Our comprehension of the history of star formation at $z>3$ relies on rest-frame UV observations, yet this selection misses the most dusty and massive sources, yielding an incomplete census at early times. Infrared facilities such as Spitzer and the James Webb Space Telescope have revealed a hidden population at $z=3$-$6$ with extreme red colours, named HIEROs (HST-to-IRAC extremely red objects), identified by the criterion $H_{\mathrm{E}}-\mathrm{ch2}>2.25$. Recently, Euclid Early Release Observations (ERO) have made it possible to further study such objects by comparing Euclid data with ancillary Spitzer/IRAC imaging. We investigate a $232$ arcmin$^2$ area in the Perseus field using VIS and NISP photometry, complemented by the four Spitzer channels and ground-based MegaCam bands ($u$, $g$, $r$, ${\rm H}α$, $i$, $z$). Applying the colour cut yields $121$ HIEROs; after removing globular clusters, brown dwarfs, and unreliable cases through visual inspection of multiband cutouts, we obtain a final sample of $42$ robust HIEROs. Photometric redshifts and physical properties are estimated with the SED-fitting code Bagpipes. From the resulting $z_{\mathrm{phot}}$ and $M_*$ values, we compute the galaxy stellar mass function at $3.5<z<5.5$. Even after excluding possible AGN hosts or systems where the stellar mass may be overestimated, the high-mass end remains comparable to previous determinations, suggesting the true abundance could be higher. These results highlight the importance of further study of this obscured population to assess its role in the cosmic star-formation rate density and its consistency with galaxy-formation models, demonstrating Euclid's capability to advance our understanding of dust-hidden star formation across early epochs.

Figures (17)

• Figure 1: RGB image of the Perseus cluster made by combining the images taken through the three NISP filters. The coloured solid lines show the extent of the two Spitzer/IRAC data sets, with the cyan and magenta lines showing the extent of the first and second pointings, respectively. The images have been aligned with the WCS coordinate system, with north up and east to the left. In the low right corner, a scale bar representing $5$ arcmin is shown.

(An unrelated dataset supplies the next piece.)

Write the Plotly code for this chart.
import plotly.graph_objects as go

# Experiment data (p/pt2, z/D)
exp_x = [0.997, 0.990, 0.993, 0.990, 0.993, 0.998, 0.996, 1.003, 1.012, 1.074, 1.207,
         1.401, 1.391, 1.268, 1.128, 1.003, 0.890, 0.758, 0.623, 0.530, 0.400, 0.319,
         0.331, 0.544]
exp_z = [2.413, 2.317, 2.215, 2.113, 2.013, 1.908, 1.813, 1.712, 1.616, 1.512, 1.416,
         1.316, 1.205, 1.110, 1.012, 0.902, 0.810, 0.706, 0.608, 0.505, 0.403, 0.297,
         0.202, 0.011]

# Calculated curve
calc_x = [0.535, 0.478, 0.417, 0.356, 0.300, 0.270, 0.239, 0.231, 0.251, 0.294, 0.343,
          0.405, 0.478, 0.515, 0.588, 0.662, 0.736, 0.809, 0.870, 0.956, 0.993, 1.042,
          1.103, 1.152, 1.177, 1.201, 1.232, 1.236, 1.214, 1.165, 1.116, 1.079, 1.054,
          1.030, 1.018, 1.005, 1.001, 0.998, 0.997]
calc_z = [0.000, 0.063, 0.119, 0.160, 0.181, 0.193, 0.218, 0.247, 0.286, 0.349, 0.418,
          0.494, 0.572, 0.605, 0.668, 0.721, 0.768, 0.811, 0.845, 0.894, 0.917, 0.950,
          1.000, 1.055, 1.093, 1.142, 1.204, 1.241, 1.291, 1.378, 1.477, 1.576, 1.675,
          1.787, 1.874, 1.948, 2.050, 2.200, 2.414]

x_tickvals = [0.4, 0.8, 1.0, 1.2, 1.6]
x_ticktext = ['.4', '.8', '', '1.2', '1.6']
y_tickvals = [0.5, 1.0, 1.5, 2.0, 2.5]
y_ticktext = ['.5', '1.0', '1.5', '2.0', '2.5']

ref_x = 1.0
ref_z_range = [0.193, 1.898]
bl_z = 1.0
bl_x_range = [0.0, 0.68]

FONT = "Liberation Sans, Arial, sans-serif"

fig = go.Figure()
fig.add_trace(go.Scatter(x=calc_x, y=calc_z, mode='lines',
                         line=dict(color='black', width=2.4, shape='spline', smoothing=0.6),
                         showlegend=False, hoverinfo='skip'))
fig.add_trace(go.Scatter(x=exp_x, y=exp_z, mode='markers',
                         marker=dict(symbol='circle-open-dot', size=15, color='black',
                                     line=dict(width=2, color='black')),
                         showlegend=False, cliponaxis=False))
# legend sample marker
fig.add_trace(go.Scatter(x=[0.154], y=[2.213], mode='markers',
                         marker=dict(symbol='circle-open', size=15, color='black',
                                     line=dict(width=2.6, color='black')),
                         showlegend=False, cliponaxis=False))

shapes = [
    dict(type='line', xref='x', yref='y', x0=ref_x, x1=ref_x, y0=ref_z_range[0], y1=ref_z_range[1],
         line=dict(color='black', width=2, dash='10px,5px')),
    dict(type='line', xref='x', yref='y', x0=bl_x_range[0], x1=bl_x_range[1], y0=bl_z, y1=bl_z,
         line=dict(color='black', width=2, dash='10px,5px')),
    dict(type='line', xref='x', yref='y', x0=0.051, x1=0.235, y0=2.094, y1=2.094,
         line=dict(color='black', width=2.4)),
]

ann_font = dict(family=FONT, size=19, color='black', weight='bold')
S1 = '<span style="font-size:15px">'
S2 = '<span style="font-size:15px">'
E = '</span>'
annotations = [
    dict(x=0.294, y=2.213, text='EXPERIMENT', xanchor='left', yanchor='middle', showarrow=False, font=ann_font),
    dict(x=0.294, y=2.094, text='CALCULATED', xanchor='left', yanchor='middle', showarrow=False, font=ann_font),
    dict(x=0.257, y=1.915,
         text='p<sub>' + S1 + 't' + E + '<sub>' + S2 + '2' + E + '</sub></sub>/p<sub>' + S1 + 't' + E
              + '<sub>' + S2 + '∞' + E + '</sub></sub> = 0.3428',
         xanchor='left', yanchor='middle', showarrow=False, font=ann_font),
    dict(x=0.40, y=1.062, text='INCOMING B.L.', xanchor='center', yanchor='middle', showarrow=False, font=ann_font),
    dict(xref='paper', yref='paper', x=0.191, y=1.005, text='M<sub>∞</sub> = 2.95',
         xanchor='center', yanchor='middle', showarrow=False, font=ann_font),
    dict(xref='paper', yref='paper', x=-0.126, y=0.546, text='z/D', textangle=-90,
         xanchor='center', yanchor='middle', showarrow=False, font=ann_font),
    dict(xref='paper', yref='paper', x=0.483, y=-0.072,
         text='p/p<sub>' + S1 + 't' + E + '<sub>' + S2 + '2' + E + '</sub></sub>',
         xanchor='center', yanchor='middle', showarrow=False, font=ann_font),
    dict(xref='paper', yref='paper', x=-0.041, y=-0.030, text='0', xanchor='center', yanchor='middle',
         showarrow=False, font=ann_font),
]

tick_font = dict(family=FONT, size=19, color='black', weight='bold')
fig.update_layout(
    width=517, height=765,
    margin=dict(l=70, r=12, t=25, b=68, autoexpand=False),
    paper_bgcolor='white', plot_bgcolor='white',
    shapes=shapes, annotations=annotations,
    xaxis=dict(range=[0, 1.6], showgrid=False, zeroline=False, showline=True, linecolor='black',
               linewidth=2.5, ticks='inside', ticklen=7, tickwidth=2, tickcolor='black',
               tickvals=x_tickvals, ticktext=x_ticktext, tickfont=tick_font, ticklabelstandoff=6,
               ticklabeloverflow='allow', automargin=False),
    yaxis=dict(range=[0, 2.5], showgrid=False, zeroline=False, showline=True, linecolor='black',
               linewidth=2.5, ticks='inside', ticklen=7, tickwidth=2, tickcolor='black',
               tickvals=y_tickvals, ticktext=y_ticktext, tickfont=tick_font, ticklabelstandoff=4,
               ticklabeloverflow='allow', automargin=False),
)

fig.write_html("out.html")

• Figure 2: Colour-magnitude ($\HE-\mathrm{ch2}$ versus ch2) distribution of the matched and Spitzer sample. The yellow star symbols show the objects that satisfy the HIERO colour criterion (shown as a dashed red line). The triangle symbols show lower limits for the -undetected objects, calculated using the $1\,\sigma$ magnitude limit. The other points show the parent sample.
• Figure 3: Example multi-wavelength cutout of a discarded object, due to an artefact in the VIS image. The cutout sizes are $15" \times 15"$.

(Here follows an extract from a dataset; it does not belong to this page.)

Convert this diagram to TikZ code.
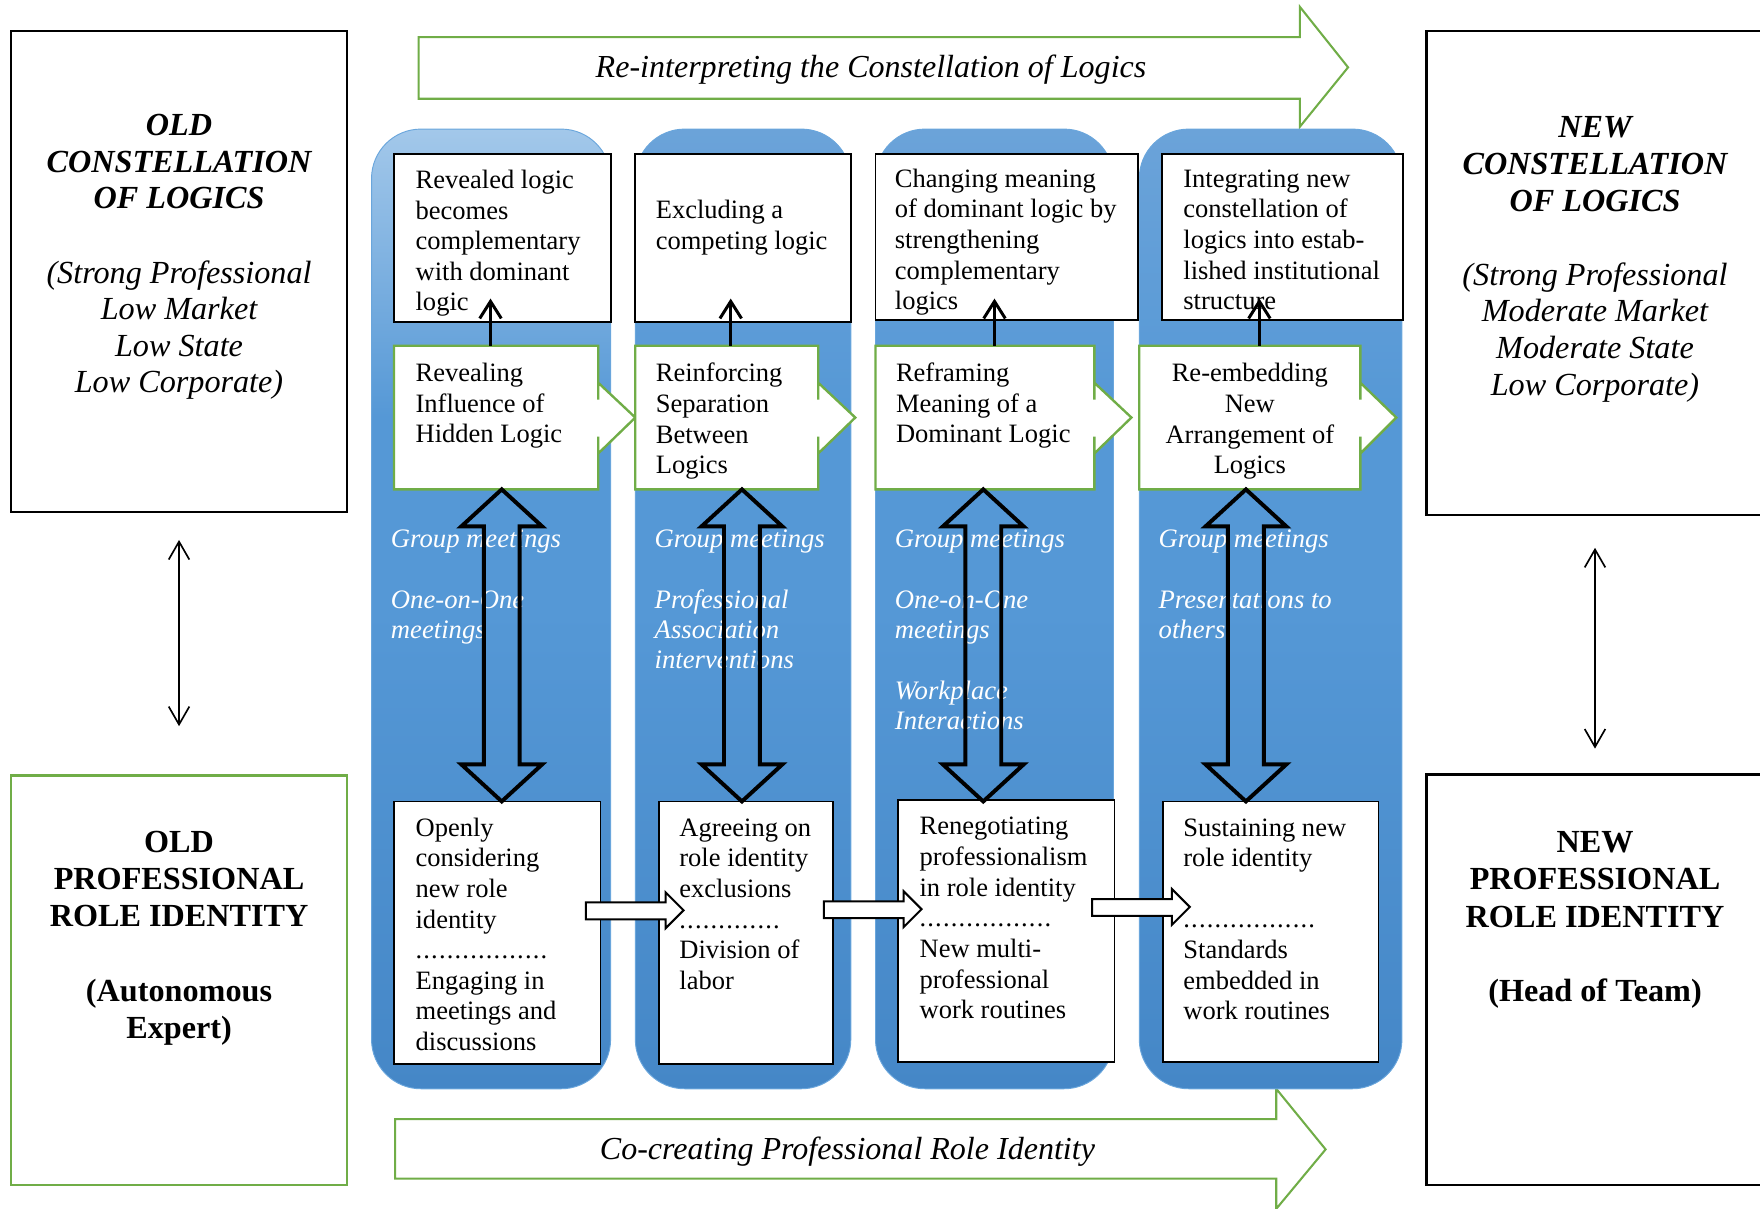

• Figure 4: Bagpipes fits to the SEDs for three representative objects, IDs $42$, $28$, and $11$. The posterior probability distributions for the redshifts, PDF($z$), are shown as insets. Photometric detections are shown by the coloured circles and 3$\,\sigma$ upper limits are plotted as triangles. The coloured lines show the three different fits described in the text. The PDF for ID $42$ peaks at low redshift, while ID $28$ is bimodal and ID $11$ has a single high-redshift peak, making it representative of the objects that are likely to be HIEROs.

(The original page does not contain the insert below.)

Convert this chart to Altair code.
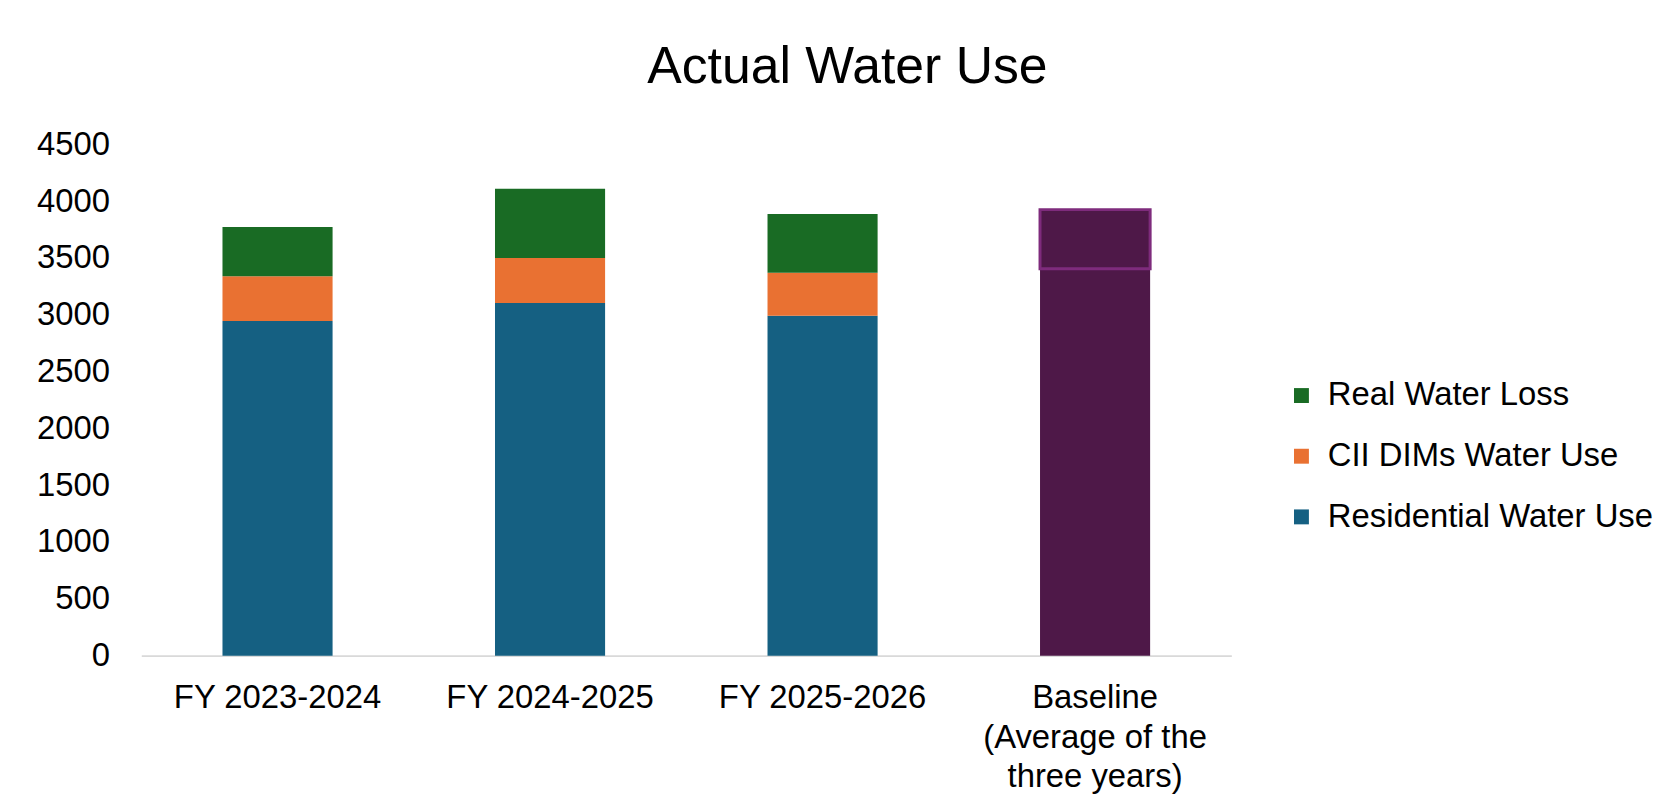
import altair as alt
import pandas as pd

# ---- data ----
years = ["FY 2023-2024", "FY 2024-2025", "FY 2025-2026"]
residential = [2945, 3103, 2991]
cii = [395, 398, 380]
real_loss = [433, 609, 517]

baseline_label = "Baseline (Average of the three years)"
baseline_use = 3406     # lower (purple) part of baseline bar
baseline_loss = 520     # upper outlined part of baseline bar

series_names = ["Real Water Loss", "CII DIMs Water Use", "Residential Water Use"]
series_colors = ["#196B24", "#E97132", "#156082"]
purple = "#4E1848"
purple_outline = "#7E2B7C"

categories = years + [baseline_label]
y_ticks = [0, 500, 1000, 1500, 2000, 2500, 3000, 3500, 4000, 4500]

rows = []
for i, yr in enumerate(years):
    rows.append((yr, "Residential Water Use", residential[i], 0))
    rows.append((yr, "CII DIMs Water Use", cii[i], 1))
    rows.append((yr, "Real Water Loss", real_loss[i], 2))
df = pd.DataFrame(rows, columns=["category", "series", "value", "ord"])

bdf = pd.DataFrame({
    "category": [baseline_label, baseline_label],
    "part": ["use", "loss"],
    "value": [baseline_use, baseline_loss],
    "ord": [0, 1],
})

FONT = "Liberation Sans"

label_expr = ("datum.label == '" + baseline_label + "' ? "
              "['Baseline', '(Average of the', 'three years)'] : datum.label")

x_enc = alt.X(
    "category:N",
    sort=categories,
    scale=alt.Scale(domain=categories, paddingInner=0.596, paddingOuter=0.298),
    axis=alt.Axis(
        title=None, labelAngle=0, labelExpr=label_expr, ticks=False,
        domainColor="#D9D9D9", domainWidth=2, labelFontSize=33,
        labelLineHeight=40, labelPadding=26, labelColor="#000000",
        labelFont=FONT, labelLimit=400,
    ),
)
y_enc = alt.Y(
    "value:Q",
    stack="zero",
    scale=alt.Scale(domain=[0, 4500], nice=False),
    axis=alt.Axis(
        title=None, values=y_ticks, format="d", grid=False, domain=False, ticks=False,
        labelPadding=32, labelFontSize=33, labelColor="#000000", labelFont=FONT,
    ),
)

bars = alt.Chart(df).mark_bar().encode(
    x=x_enc,
    y=y_enc,
    color=alt.Color(
        "series:N",
        scale=alt.Scale(domain=series_names, range=series_colors),
        legend=alt.Legend(
            title=None, orient="none", legendX=1150, legendY=236,
            symbolType="square", symbolSize=225, symbolStrokeWidth=0,
            labelFontSize=33, labelFont=FONT, labelColor="#000000",
            rowPadding=27, labelOffset=10, labelLimit=500,
        ),
    ),
    order=alt.Order("ord:Q"),
)

base = alt.Chart(bdf).mark_bar(color=purple).encode(
    x=x_enc,
    y=y_enc,
    detail="part:N",
    order=alt.Order("ord:Q"),
    stroke=alt.condition("datum.part == 'loss'", alt.value(purple_outline), alt.value(purple)),
    strokeWidth=alt.condition("datum.part == 'loss'", alt.value(3), alt.value(0)),
)

chart = alt.layer(bars, base).properties(
    width=1096,
    height=514,
    background="white",
    padding={"left": 28, "top": 31, "right": 5, "bottom": 5},
    title=alt.TitleParams(
        "Actual Water Use", fontSize=52, font=FONT, fontWeight="normal",
        color="#000000", anchor="middle", dx=162, offset=35,
    ),
).configure_view(strokeWidth=0, stroke=None)

chart.save("out.html", embed_options={"renderer": "svg", "actions": False})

• Figure 5: Properties of the HIEROs. Panel a) shows the redshift versus stellar mass. The red circles show the most massive candidates, with stellar mass greater than $10^{11.7} M_\odot$. These objects are from here on defined as 'overmassive' and shown with the same symbol, i.e., red circles, in all other panels. The solid lines report the minimum observable stellar mass producing an IRAC ch2 magnitude of $22.7$. All three curves represent star-forming galaxies, the green with an age between the redshift epoch and the burst peak of $200$ Myr, the teal one of $100$ Myr, and the dark blue one of $50$ Myr. In panel b) the redshift versus dust attenuation distribution is reported. Panel c) shows the dust attenuation versus stellar mass. The cyan solid line shows the relation from mclure2018dust, while the magenta line delimits the area identifying the so-called HELM galaxies bisigello2025spectroscopic. Different symbols report values from previous studies, as indicated in the legend.